Истина есть просвет «этого» разрешения спора противорекущего, то есть события. Просвет «этого» разрешения спора противорекущего говорит: в со-бытовании событованное, в разрешении спора противорекущего произошедшее и перенесенное-вынесенное отрешение и допущение в разделении отделившегося-отвызавшегося как предписанного себе. Просвет сущит из разрешения спора противорекущего и свойственен ему. Просвет никогда не есть пустая и неопределенная открытость, даже еще и не открытость какого-то наперед помысленного «сущее-бытующего». Этот просвет хранит и обеспечивает «сущность» разрешения спора противорекущего в единении встречного противничания-ответствования и спора. И только очень далеко снаружи а спорном «мира» при внутримировом суще-бытующем сущит суть просвета как само-выказывание сущего; самовыказывание претендует быть изначальной сущностью просвета Идя от самовыказывания, сущность истины не может выспрашиваться никогда. ἀλήθεια – несокрытость – открытость-просвет.
Названная этими именами взаимосвязь есть связь историческая (geschichtlich) и, тем самым, определяется пра-бытием. То, что они называют, не может быть закреплено «дефиниционно» и переложено-возложено на что угодно – так, чтобы оно сразу стало бы понятно рассудку, прозаседавшемуся со своей «естественной», то есть основанной на до сих пор существовавшей повседневности манерой составлять мнения. Требуется готовность к мышлению бытия, также и там, где поначалу только казалось, что ἀλήθεια следует объяснять «исторически».

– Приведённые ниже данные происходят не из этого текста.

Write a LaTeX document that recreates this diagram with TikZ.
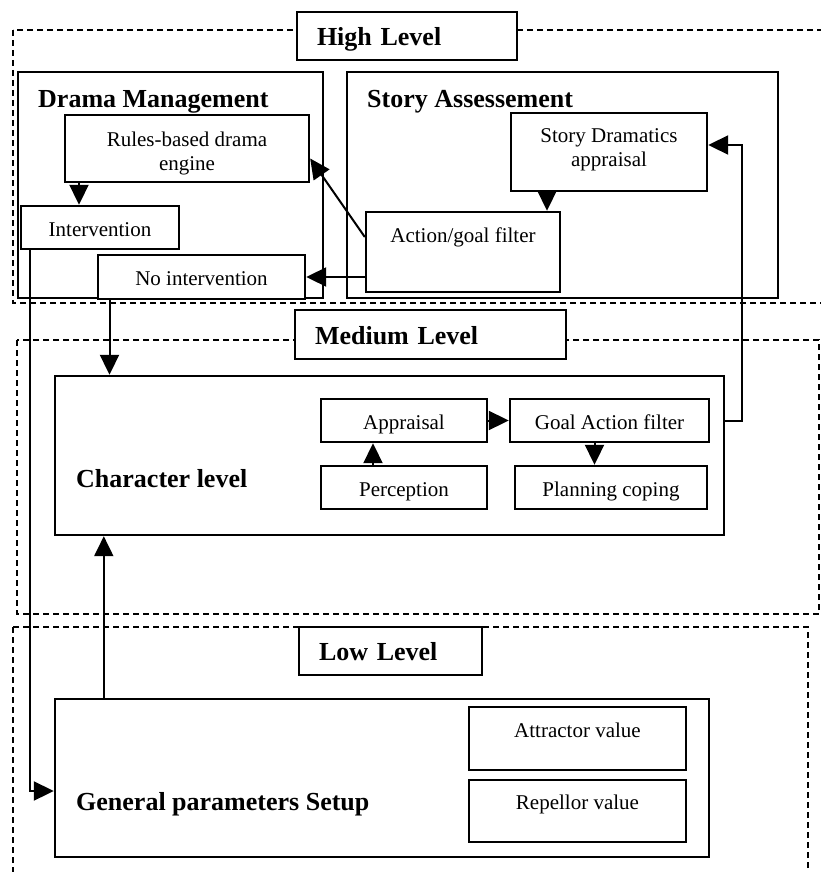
\documentclass[tikz,border=0pt]{standalone}
\usepackage{fontspec}
\setmainfont{Liberation Serif}
\usetikzlibrary{arrows.meta}

\begin{document}
\begin{tikzpicture}[x=1pt, y=-1pt,
    box/.style={draw, fill=white, line width=2.4pt, inner sep=0pt,
                text height=17pt, text depth=0pt,
                font=\fontsize{21}{24}\selectfont},
    title/.style={draw, fill=white, line width=2.4pt, inner xsep=20pt, inner ysep=0pt,
                  text height=19pt, text depth=0pt, align=left,
                  font=\fontsize{26}{30}\selectfont\bfseries},
    level/.style={line width=2pt, dash pattern=on 6pt off 4pt},
    txt/.style={inner sep=0pt, align=center, font=\fontsize{21}{24}\selectfont},
    head/.style={inner sep=0pt, anchor=base west, font=\fontsize{26}{30}\selectfont\bfseries},
    arr/.style={line width=2pt, -{Triangle[length=20pt, width=19pt]}}]

  \useasboundingbox (0,0) rectangle (821,872);
  \clip (0,0) rectangle (821,872);

  % the three levels
  \draw[level] (13,30) rectangle (840,303);
  \draw[level] (17,340) rectangle (819,614);
  \draw[level] (13,627) rectangle (808,900);

  % high level
  \node[box, minimum width=305pt, minimum height=226pt] (drama) at (170.5,185) {};
  \node[box, minimum width=431pt, minimum height=226pt] (story) at (562.5,185) {};
  \node[head] (dramahead) at (38,107) {Drama Management};
  \node[head] (storyhead) at (367,107) {Story Assessement};

  \node[box, minimum width=244pt, minimum height=67pt] (rules) at (187,148.5) {};
  \node[txt, anchor=base] (rulestext) at (187,170) {Rules-based drama\\engine};
  \node[box, minimum width=158pt, minimum height=43pt] (interv) at (100,227.5) {Intervention};
  \node[box, minimum width=207pt, minimum height=44pt] (nointerv) at (201.5,277) {No intervention};
  \node[box, minimum width=194pt, minimum height=80pt] (filter) at (463,252) {};
  \node[txt, anchor=base] (filtertext) at (463,242) {Action/goal filter};
  \node[box, minimum width=196pt, minimum height=78pt] (dramatics) at (609,152) {};
  \node[txt, anchor=base] (dramaticstext) at (609,166) {Story Dramatics\\appraisal};

  \node[title, text width=180pt, minimum height=48pt] (high) at (407,36) {High Level};

  % medium level
  \node[title, text width=231pt, minimum height=49pt] (medium) at (430.5,334.5) {Medium Level};
  \node[box, minimum width=669pt, minimum height=159pt] (charlevel) at (389.5,455.5) {};
  \node[head] (charhead) at (76,487) {Character level};
  \node[box, minimum width=166pt, minimum height=43pt] (appraisal) at (404,420.5) {Appraisal};
  \node[box, minimum width=166pt, minimum height=43pt] (perception) at (404,487.5) {Perception};
  \node[box, minimum width=199pt, minimum height=43pt] (goalfilter) at (609.5,420.5) {Goal Action filter};
  \node[box, minimum width=192pt, minimum height=43pt] (planning) at (611,487.5) {Planning coping};

  % low level
  \node[title, text width=143pt, minimum height=48pt] (low) at (390.5,651) {Low Level};
  \node[box, minimum width=654pt, minimum height=158pt] (general) at (382,778) {};
  \node[head] (generalhead) at (76,810) {General parameters Setup};
  \node[box, minimum width=217pt, minimum height=63pt] (attractor) at (577.5,738.5) {};
  \node[txt, anchor=base] (attractortext) at (577.5,737) {Attractor value};
  \node[box, minimum width=217pt, minimum height=62pt] (repellor) at (577.5,811) {};
  \node[txt, anchor=base] (repellortext) at (577.5,809) {Repellor value};

  % connectors
  \draw[arr] ([xshift=-108pt]rules.south) -- ([xshift=-108pt]rules.south |- interv.north);
  \draw[arr] ([yshift=15pt]filter.west) -- ([yshift=-10pt]rules.east);
  \draw[arr] (filter.west |- nointerv.east) -- (nointerv.east);
  \draw[arr] ([xshift=-62pt]dramatics.south) -- ([xshift=-62pt]dramatics.south |- filter.north);
  \draw[arr] (charlevel.east |- goalfilter.east) -- ++(17pt,0) |- ([yshift=7pt]dramatics.east);
  \draw[arr] ([xshift=-92pt]nointerv.south) -- ([xshift=-92pt]nointerv.south |- charlevel.north);
  \draw[arr] ([xshift=-70pt]interv.south) |- ([yshift=-13pt]general.west);
  \draw[arr] ([xshift=50pt]general.north west) -- ([xshift=50pt]charlevel.south west);
  \draw[arr] ([xshift=-31pt]perception.north) -- ([xshift=-31pt]appraisal.south);
  \draw[arr] (appraisal.east) -- (goalfilter.west);
  \draw[arr] ([xshift=-15pt]goalfilter.south) -- ([xshift=-15pt]goalfilter.south |- planning.north);
\end{tikzpicture}
\end{document}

Одновременно с возникновением этой готовности должно произойти изменение отношения к слову. В греческом метафизическом мышлении это познание и знание ἀλήθεια восходят полностью к самому несокрытому как таковому; постигнутая сверх того и только так несокрытость есть присутствие постоянного. Уже то, что присутствие вдается, суща, в «открытое», и то, что постоянство стоит в таковом, не обдумывается и не ставится под вопрос в вопрошании – достаточно и более чем достаточно удивительного в самом присутствии. Но εἶναι все же ставится в связь с νοεῖν, и то, и другое мыслятся как взаимопринадлежные. Разумеется – но νοεῖν есть поведение самого присутствующего «человека», а допрашивание-выспрашивание есть как таковое неосознаваемое осовременивание как ожидание появления напротив также непомысленного в своем «временном» характере присутствующего; опять же, наоборот, оказывается непомысленным и не поставленным под вопрос то, что это есть, куда и через что как бы простирается и выдается выспрашивание, чтобы принять и иметь присутствующее как таковое. Но разве не делает греческое мышление все же еще одного шага «дальше»?
Разве ζυγόν, бремя, которое разделяют между собой и совместно берут на себя ὄν (οὐσία) и νοεῖν, не указывает на то, что ἀλήθεια не только представляется как присутствие суще-бытующего (как бытие), но и в то же время мыслится как то, что, при-сутствуя, как бы вдается в выспрашивание, чтобы навести ему мостик к суще-бытующему. Разумеется – мы вынуждены, – поскольку существует опасность перетолковать чрезмерно – здесь познать, как мыслилось бытие: а именно – не как наличествующее у суще-бытующего предельно общее качество, а как при-сутствие, которое только перетянуло-потянуло-повлекло к себе вырасспрашивание и заставило прислушаться к себе и принадлежать к себе (φύσιϛ как восходящее господствование). Пожалуй, название «груз-гнет» приходит словно извне и, как кажется, укрепляет во мнении, что здесь два наличествующих фактора – «суще-бытующее» и «душа» – оказываются под этим гнетом-грузом, создавая взаимное напряжение, [как концы натянутого лука]; это не только так кажется, но и греческие представления должны были также и это прояснить себе из присутствия, причем тогда, разумеется, несокрытость не обретает своей значимости в аспекте открытости. И все же: что означает ὁῆλον и ὁηλοῦν? Делать открытым, да, но без вопрошания о самой открытости; настолько мало она вы-рас-спрошена (и поддается вы-рас-спрашиванию и признается достойной вопрошания) – столь же мало, сколь и прикровение, которое сопредставляется в несокрытости.